The vessel sailed to Marystown, Newfoundland for conversion in 1991. On 3 September 1991, Anticosti performed a goodwill tour of the St. Lawrence River and the Great Lakes. Anticosti was assigned to Maritime Forces Atlantic (MARLANT) as a minesweeping training vessel in preparation for the Maritime Coastal Defence Vessel Project (MCDV), which would become the Kingston class in the late 1990s. Anticosti was deployed by MARLANT in the annual MARCOT exercises as a minelayer.

During the investigation into the Swissair Flight 111 crash in September 1998, Anticosti was among the Maritime Command vessels that responded to the crash site. She among the many ships scoured the sea looking for the aircraft's black box as part of Operation "Persistence". In March 1999, the ship sailed with Kingston-class vessels and to the Baltic Sea to participate in the NATO naval exercise "Blue Game".

After the Kingston class entered service, Anticosti was identified as surplus and paid off on 21 March 2000. She was sold to commercial interests in January 2002.

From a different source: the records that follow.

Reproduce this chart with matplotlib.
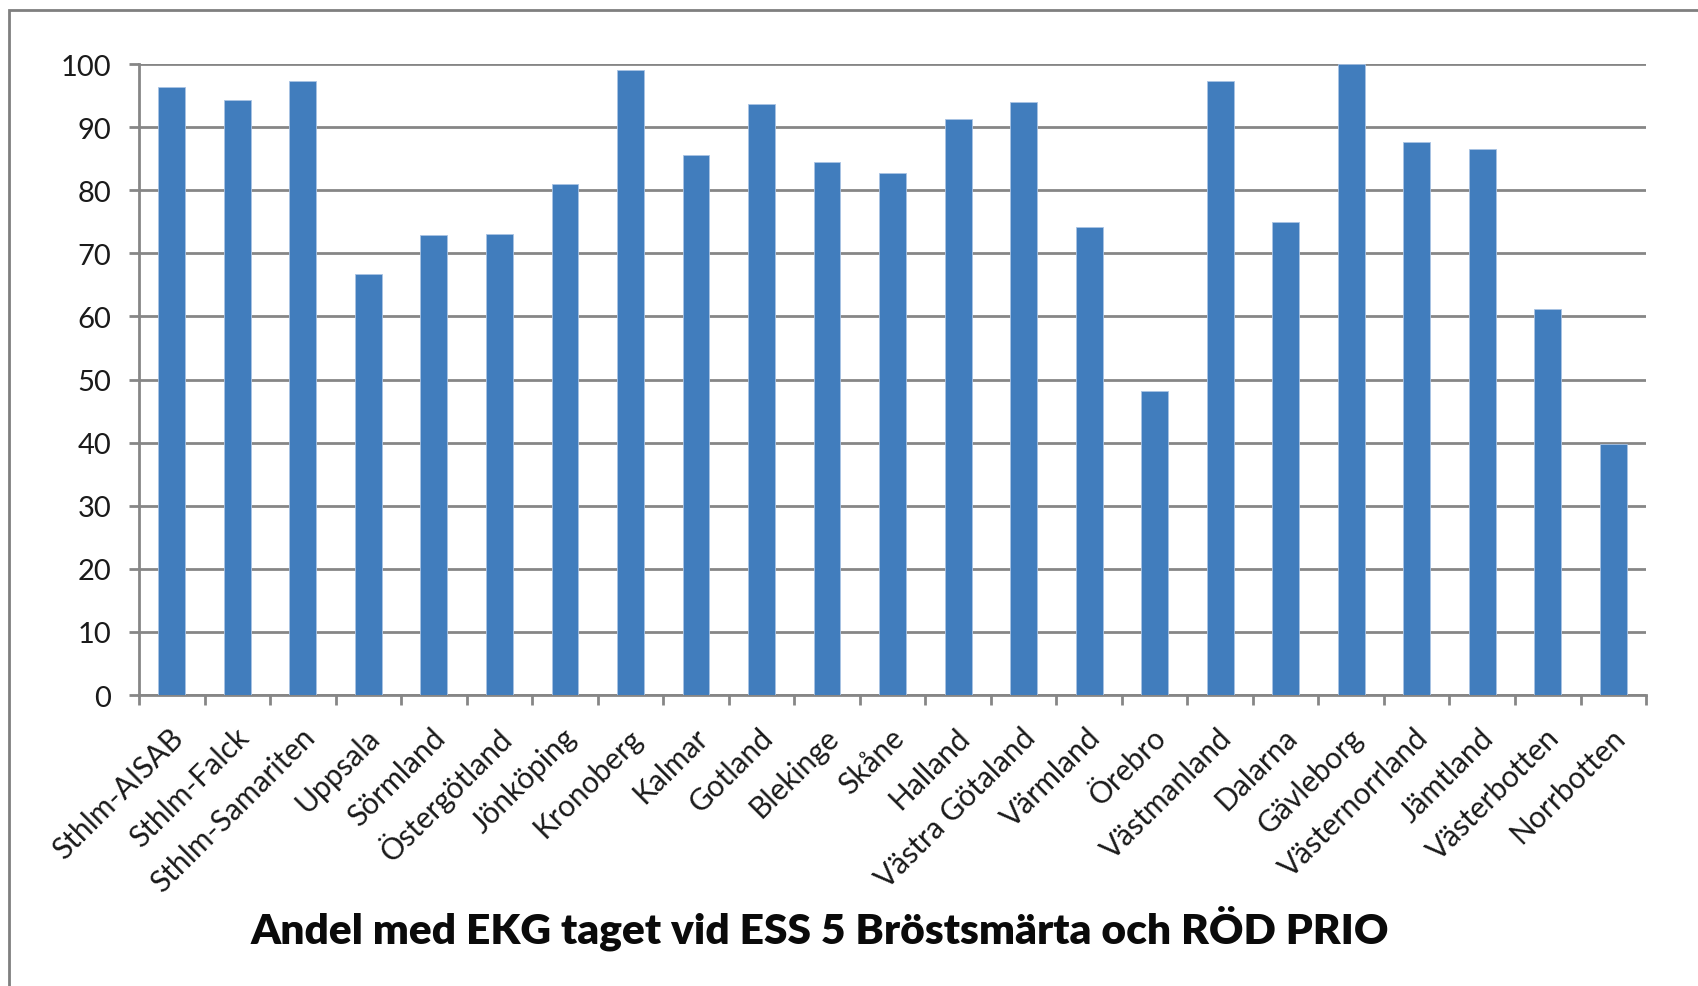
import matplotlib.pyplot as plt
import matplotlib.transforms as mtransforms
from matplotlib.patches import Rectangle
import numpy as np

plt.rcParams['font.family'] = ['Lato', 'DejaVu Sans']

regions = [
    "Sthlm-AISAB", "Sthlm-Falck", "Sthlm-Samariten", "Uppsala", "Sörmland",
    "Östergötland", "Jönköping", "Kronoberg", "Kalmar", "Gotland", "Blekinge",
    "Skåne", "Halland", "Västra Götaland", "Värmland", "Örebro", "Västmanland",
    "Dalarna", "Gävleborg", "Västernorrland", "Jämtland", "Västerbotten", "Norrbotten",
]
andel_ekg = [
    96.4, 94.3, 97.3, 66.7, 72.9,
    73.1, 81.0, 99.1, 85.6, 93.7, 84.4,
    82.8, 91.3, 94.0, 74.1, 48.2, 97.3,
    75.0, 100.0, 87.7, 86.6, 61.2, 39.8,
]
title = "Andel med EKG taget vid ESS 5 Bröstsmärta och RÖD PRIO"

bar_color = "#417DBD"
grid_color = "#868686"

fig = plt.figure(figsize=(16.98, 9.87), dpi=100)
ax = fig.add_axes([0.0819, 0.2948, 0.8875, 0.6393])

x = np.arange(len(regions))
ax.bar(x, andel_ekg, width=0.41, color=bar_color, edgecolor="#a9c3e4", linewidth=0.6, zorder=3)

# Axis limits and y ticks
ax.set_xlim(-0.5, len(regions) - 0.5)
ax.set_ylim(0, 100)
ax.set_yticks(np.arange(0, 101, 10))
ax.yaxis.grid(True, color=grid_color, linewidth=2.0, zorder=0)
ax.set_axisbelow(True)

# Spines
for side in ["top", "right"]:
    ax.spines[side].set_visible(False)
for side in ["left", "bottom"]:
    ax.spines[side].set_color(grid_color)
    ax.spines[side].set_linewidth(2.0)

ax.tick_params(axis="y", direction="out", length=7, width=2.0, color=grid_color,
               labelsize=21, labelcolor="#1a1a1a", pad=13)

# Category labels at centres, tick marks at boundaries
ax.set_xticks(x)
ax.set_xticklabels(regions, rotation=45, ha="right", va="center", rotation_mode="anchor",
                   fontsize=21.5, color="#1a1a1a")
ax.set_xticks(np.arange(-0.5, len(regions), 1), minor=True)
ax.tick_params(axis="x", which="major", length=0, pad=27)
ax.tick_params(axis="x", which="minor", direction="out", length=7, width=2.0, color=grid_color)

offset = mtransforms.ScaledTranslation(0.07, 0, fig.dpi_scale_trans)
for lbl in ax.get_xticklabels():
    lbl.set_transform(lbl.get_transform() + offset)

# Chart title below the axis labels
fig.text(0.483, 0.06, title, ha="center", va="center", fontsize=30.6, fontweight="heavy",
         color="#0a0a0a")

# Outer chart frame (cut off at the right and bottom)
fig.patches.append(Rectangle((9 / 1698, -0.05), 1.2, 1 - 11 / 987 + 0.05,
                             transform=fig.transFigure, fill=False,
                             edgecolor="#7f7f7f", linewidth=2.0))

fig.savefig("out.png", dpi=100)
plt.close(fig)
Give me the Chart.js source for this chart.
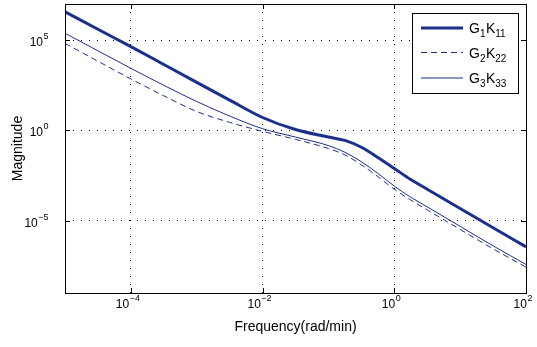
<!DOCTYPE html>
<html><head><meta charset="utf-8">
<script src="https://cdn.jsdelivr.net/npm/chart.js@4.4.1/dist/chart.umd.min.js"></script>
<style>html,body{margin:0;padding:0;background:#fff;}#wrap{width:537px;height:347px;position:relative;}</style>
</head><body><div id="wrap"><canvas id="c" width="537" height="347"></canvas></div>
<script>
// ---- data ----
const frequency = [1e-5, 3.16e-5, 1e-4, 3.16e-4, 1e-3, 3.16e-3, 1e-2, 3.16e-2, 0.1, 0.178, 0.316, 0.562, 1, 1.78, 3.16, 10, 31.6, 100];
const g1k11 = [3.7e6, 4.0e5, 4.4e4, 4.5e3, 4.6e2, 48, 5.2, 1.12, 0.43, 0.28, 0.117, 0.032, 7.9e-3, 1.9e-3, 5.6e-4, 4.8e-5, 4.1e-6, 3.6e-7];
const g2k22 = [6.6e4, 6.8e3, 708, 83, 11.2, 2.8, 0.89, 0.32, 0.1, 0.044, 0.0126, 2.8e-3, 5.5e-4, 1.4e-4, 4.0e-5, 3.3e-6, 2.8e-7, 2.7e-8];
const g3k33 = [2.4e5, 2.57e4, 2.75e3, 316, 40, 6.3, 1.25, 0.43, 0.145, 0.062, 0.0186, 4.2e-3, 8.3e-4, 2.0e-4, 5.9e-5, 4.9e-6, 4.1e-7, 3.8e-8];
const xTickValues = [1e-4, 1e-2, 1, 100];
const xTickExponents = ['\u22124', '\u22122', '0', '2'];
const yTickValues = [1e-5, 1, 1e5];
const yTickExponents = ['\u22125', '0', '5'];
const xLabel = 'Frequency(rad/min)';
const yLabel = 'Magnitude';
// legend labels: [text, isSubscript]
const legendG1 = [['G', false], ['1', true], ['K', false], ['11', true]];
const legendG2 = [['G', false], ['2', true], ['K', false], ['22', true]];
const legendG3 = [['G', false], ['3', true], ['K', false], ['33', true]];

const COLOR = '#1b2f8c';
const FONT = '"Liberation Sans", Arial, Helvetica, sans-serif';

function pts(ys){ return frequency.map((f,i)=>({x:f, y:ys[i]})); }

function drawPow(ctx, exp, x, y, align){
  ctx.font = '12px ' + FONT;
  const wb = ctx.measureText('10').width;
  ctx.font = '9px ' + FONT;
  const ws = ctx.measureText(exp).width;
  const total = wb + ws + 0.5;
  let start = align === 'right' ? x - total : x - total/2;
  ctx.textAlign = 'left'; ctx.textBaseline = 'alphabetic';
  ctx.font = '12px ' + FONT;
  ctx.fillText('10', start, y);
  ctx.font = '9px ' + FONT;
  ctx.fillText(exp, start + wb + 0.5, y - 7);
}

function drawRich(ctx, parts, x, y){
  let cx = x;
  ctx.textAlign = 'left'; ctx.textBaseline = 'alphabetic';
  parts.forEach(([t, sub])=>{
    ctx.font = (sub ? '10px ' : '14px ') + FONT;
    ctx.fillText(t, cx, sub ? y + 4 : y);
    cx += ctx.measureText(t).width + (sub ? 0.5 : 0);
  });
}

const decor = {
  id: 'decor',
  afterDatasetsDraw(chart){
    const {ctx, chartArea:a, scales:{x, y}} = chart;
    const L = Math.round(a.left), R = Math.round(a.right), T = Math.round(a.top), B = Math.round(a.bottom);
    ctx.save();
    ctx.strokeStyle = '#000'; ctx.lineWidth = 1; ctx.setLineDash([]);
    ctx.strokeRect(L + 0.5, T + 0.5, R - L, B - T);
    ctx.beginPath();
    xTickValues.forEach(v=>{
      const px = Math.round(x.getPixelForValue(v)) + 0.5;
      ctx.moveTo(px, B); ctx.lineTo(px, B - 5);
      ctx.moveTo(px, T); ctx.lineTo(px, T + 5);
    });
    yTickValues.forEach(v=>{
      const py = Math.round(y.getPixelForValue(v)) + 0.5;
      ctx.moveTo(L, py); ctx.lineTo(L + 5, py);
      ctx.moveTo(R, py); ctx.lineTo(R - 5, py);
    });
    ctx.stroke();

    ctx.fillStyle = '#000';
    xTickValues.forEach((v,i)=>{
      drawPow(ctx, xTickExponents[i], x.getPixelForValue(v) - 3, B + 15, 'center');
    });
    yTickValues.forEach((v,i)=>{
      drawPow(ctx, yTickExponents[i], L - 16.5, y.getPixelForValue(v) + 6, 'right');
    });

    ctx.font = '14px ' + FONT;
    ctx.textAlign = 'center'; ctx.textBaseline = 'middle';
    ctx.fillText(xLabel, (L + R)/2, 327);
    ctx.save();
    ctx.translate(18, (T + B)/2);
    ctx.rotate(-Math.PI/2);
    ctx.fillText(yLabel, 0, 0);
    ctx.restore();

    // legend
    const bx = 412, by = 13, bw = 106, bh = 80;
    ctx.fillStyle = '#fff';
    ctx.fillRect(bx, by, bw, bh);
    ctx.strokeStyle = '#000'; ctx.lineWidth = 1;
    ctx.strokeRect(bx + 0.5, by + 0.5, bw, bh);
    const labels = [legendG1, legendG2, legendG3];
    const rows = [28, 52.5, 78];
    chart.data.datasets.forEach((ds, i)=>{
      ctx.save();
      ctx.strokeStyle = ds.borderColor; ctx.lineWidth = ds.borderWidth;
      ctx.setLineDash(ds.borderDash || []);
      ctx.beginPath(); ctx.moveTo(421, rows[i]); ctx.lineTo(463, rows[i]); ctx.stroke();
      ctx.restore();
      ctx.fillStyle = '#000';
      drawRich(ctx, labels[i], 469, rows[i] + 5);
    });
    ctx.restore();
  }
};

new Chart(document.getElementById('c'), {
  type: 'line',
  data: { datasets: [
    { label: 'G1K11', data: pts(g1k11), borderColor: COLOR, borderWidth: 3, pointRadius: 0, fill: false, cubicInterpolationMode: 'monotone' },
    { label: 'G2K22', data: pts(g2k22), borderColor: COLOR, borderWidth: 1, borderDash: [6, 4], pointRadius: 0, fill: false, cubicInterpolationMode: 'monotone' },
    { label: 'G3K33', data: pts(g3k33), borderColor: COLOR, borderWidth: 1, pointRadius: 0, fill: false, cubicInterpolationMode: 'monotone' }
  ]},
  options: {
    responsive: false, animation: false, devicePixelRatio: 1,
    layout: { padding: { left: 65, top: 4, right: 11, bottom: 54 } },
    plugins: { legend: { display: false }, tooltip: { enabled: false } },
    scales: {
      x: { type: 'logarithmic', min: 1e-5, max: 100,
           afterBuildTicks: s => { s.ticks = xTickValues.map(v => ({ value: v })); },
           ticks: { display: false },
           grid: { color: '#000', lineWidth: 1, drawTicks: false },
           border: { display: false, dash: [1, 7] } },
      y: { type: 'logarithmic', min: 1e-9, max: 1e7,
           afterBuildTicks: s => { s.ticks = yTickValues.map(v => ({ value: v })); },
           ticks: { display: false },
           grid: { color: '#000', lineWidth: 1, drawTicks: false },
           border: { display: false, dash: [1, 7] } }
    }
  },
  plugins: [decor]
});
</script></body></html>
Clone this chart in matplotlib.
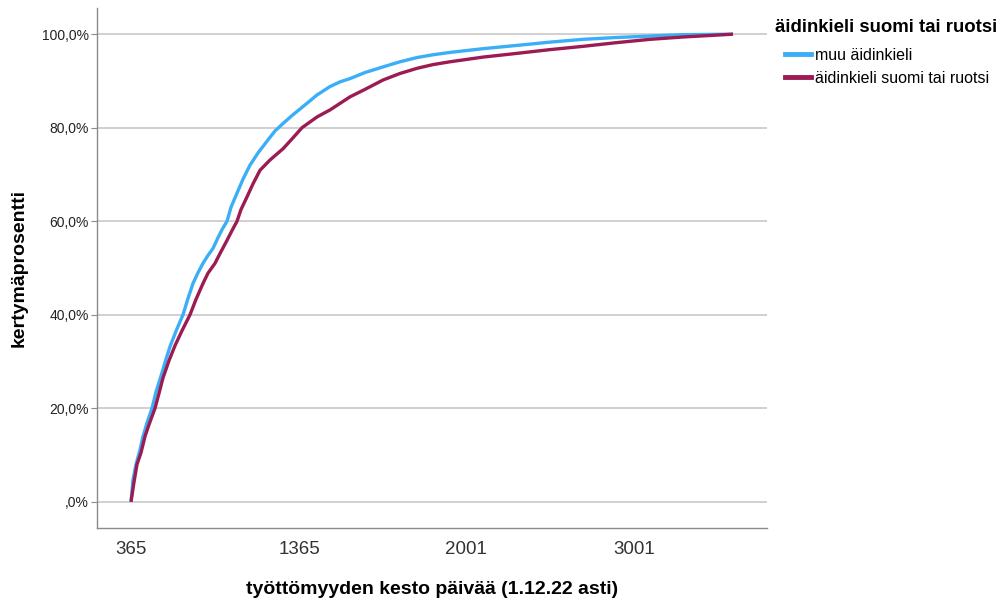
import matplotlib
matplotlib.use("Agg")
import matplotlib.pyplot as plt
from matplotlib.ticker import FuncFormatter
from matplotlib.lines import Line2D

plt.rcParams['font.family'] = ['Liberation Sans', 'DejaVu Sans']

# Category rank of unemployment duration (categorical axis, as in SPSS)
muu_index = [0, 2, 5, 9, 12, 16, 21, 25, 31, 35, 39, 45, 52, 57, 62, 67, 72, 77, 82, 87,
             91, 96, 100, 106, 112, 119, 127, 137, 144, 152, 161, 169, 177, 186, 199, 209,
             219, 234, 252, 269, 286, 302, 319, 352, 386, 419, 452, 486, 519, 552, 602]
muu_aidinkieli = [0, 4.7, 8.0, 11.1, 14.0, 16.9, 20.0, 23.5, 27.6, 30.5, 33.2, 36.5, 40.0,
                  43.5, 46.7, 49.0, 51.0, 52.7, 54.2, 56.5, 58.2, 60.0, 63.0, 66.0, 69.0,
                  72.0, 74.6, 77.4, 79.3, 80.9, 82.6, 84.0, 85.4, 87.0, 88.8, 89.8, 90.5,
                  91.8, 93.0, 94.1, 95.0, 95.6, 96.1, 96.9, 97.6, 98.3, 98.9, 99.3, 99.6,
                  99.9, 100.0]
suomi_index = [0, 3, 6, 10, 14, 18, 24, 28, 32, 38, 44, 51, 59, 65, 72, 77, 84, 89, 95,
               101, 106, 110, 116, 122, 129, 139, 152, 161, 171, 186, 199, 219, 234, 252,
               269, 286, 302, 319, 352, 386, 419, 452, 486, 519, 552, 602]
suomi_ruotsi = [0, 4.2, 8.0, 10.5, 14.0, 16.5, 20.0, 23.2, 26.5, 30.2, 33.4, 36.6, 40.0,
                43.3, 46.7, 48.9, 51.0, 53.1, 55.5, 58.0, 60.0, 62.5, 65.2, 68.0, 70.9,
                73.1, 75.5, 77.6, 80.0, 82.3, 83.8, 86.6, 88.2, 90.2, 91.6, 92.7, 93.5,
                94.1, 95.1, 95.9, 96.7, 97.4, 98.2, 98.9, 99.4, 100.0]
tick_positions = [0, 169, 335, 503]
tick_labels = ['365', '1365', '2001', '3001']
series_names = ['muu äidinkieli', 'äidinkieli suomi tai ruotsi']
legend_title = 'äidinkieli suomi tai ruotsi'
colors = ['#3AAFF7', '#9B1B52']

fig = plt.figure(figsize=(10.06, 6.01), dpi=100)
ax = fig.add_axes([97/1006, 1 - 528/601, (767-97)/1006, (528-8)/601])

ax.plot(muu_index, muu_aidinkieli, color=colors[0], lw=2.4, solid_capstyle='butt',
        solid_joinstyle='round')
ax.plot(suomi_index, suomi_ruotsi, color=colors[1], lw=2.4, solid_capstyle='butt',
        solid_joinstyle='round')

ax.set_xlim(-34, 636)
ax.set_ylim(-5.6, 105.6)
ax.set_yticks([0, 20, 40, 60, 80, 100])
ax.yaxis.set_major_formatter(FuncFormatter(
    lambda v, p: (',0%' if v == 0 else f'{v:.1f}'.replace('.', ',') + '%')))
ax.set_xticks(tick_positions)
ax.set_xticklabels(tick_labels)
ax.grid(axis='y', color='#C8C8C8', lw=1.2)
ax.set_axisbelow(True)
for s in ['top', 'right']:
    ax.spines[s].set_visible(False)
for s in ['left', 'bottom']:
    ax.spines[s].set_color('#8A8A8A')
    ax.spines[s].set_linewidth(1.0)
ax.tick_params(axis='y', length=4, color='#8A8A8A', labelsize=10, labelcolor='#222222', pad=2)
ax.tick_params(axis='x', length=0, labelsize=13.5, labelcolor='#333333', pad=9)

ax.set_ylabel('kertymäprosentti', fontsize=14, fontweight='bold', labelpad=10)
ax.set_xlabel('työttömyyden kesto päivää (1.12.22 asti)', fontsize=14, fontweight='bold',
              labelpad=17)

# Legend (title + entries)
fig.text(775/1006, 1 - 28/601, legend_title, fontsize=13.4, fontweight='bold',
         ha='left', va='center')
handles = [Line2D([], [], color=c, lw=3.5) for c in colors]
leg = fig.legend(handles, series_names, loc='upper left',
                 bbox_to_anchor=(785/1006, 1 - 48/601), frameon=False,
                 fontsize=11.5, handlelength=1.6, handletextpad=0.3,
                 labelspacing=0.5, borderaxespad=0, borderpad=0)

fig.savefig('out.png', dpi=100)
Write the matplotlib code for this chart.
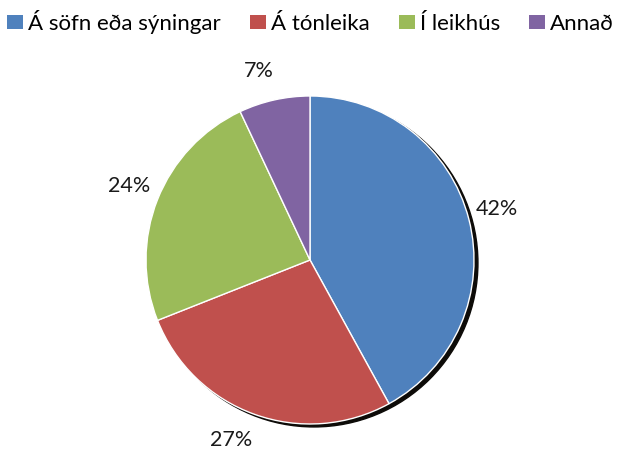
import matplotlib
matplotlib.use("Agg")
import matplotlib.pyplot as plt
from matplotlib.patches import Circle, Patch

categories = ["Á söfn eða sýningar", "Á tónleika", "Í leikhús", "Annað"]
values = [42, 27, 24, 7]
colors = ["#4F81BD", "#C0504D", "#9BBB59", "#8064A2"]

# label positions in pie units (layout)
label_pos = [(1.14, 0.31), (-0.482, -1.098), (-1.104, 0.451), (-0.311, 1.152)]

plt.rcParams['font.family'] = ['Lato', 'DejaVu Sans']

fig = plt.figure(figsize=(6.21, 4.5), dpi=100)
ax = fig.add_axes([0.2351, 0.0578, 0.5282, 0.7289])

# shadow
ax.add_patch(Circle((0.024, -0.018), 1.0, color='#0d0b08', zorder=0, clip_on=False))

wedges, texts, autotexts = ax.pie(
    values, colors=colors, startangle=90, counterclock=False,
    autopct=lambda p: f"{p:.0f}%", pctdistance=1.19,
    wedgeprops=dict(edgecolor='white', linewidth=1.0),
    textprops=dict(fontsize=15.5, color='#1a1a1a'), radius=1.0,
)
for w in wedges:
    w.set_zorder(1)
    w.set_clip_on(False)
for t, p in zip(autotexts, label_pos):
    t.set_position(p)
    t.set_clip_on(False)

ax.set_xlim(-1, 1)
ax.set_ylim(-1, 1)
ax.set_aspect('equal')
ax.axis('off')

handles = [Patch(facecolor=c, edgecolor='none') for c in colors]
fig.legend(handles, categories, loc='upper center', bbox_to_anchor=(0.5, 1.008),
           ncol=4, frameon=False, fontsize=16, handlelength=0.72, handleheight=0.59,
           handletextpad=0.23, columnspacing=1.3, borderaxespad=0.2)

fig.savefig("out.png", dpi=100)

Anticosti left Halifax in tow of Escort Protector on 10 December 2001 for Clarenville, Newfoundland for the ship's new owners, Star Line Inc. and it was registered without change of name in 2002. The ownership of the vessel has since passed to Cape Harrison Marine of St. John's. The ship has been available for a variety offshore duties including research. As of 2011 Anticosti is a research vessel (IMO 7314723) working in Newfoundland.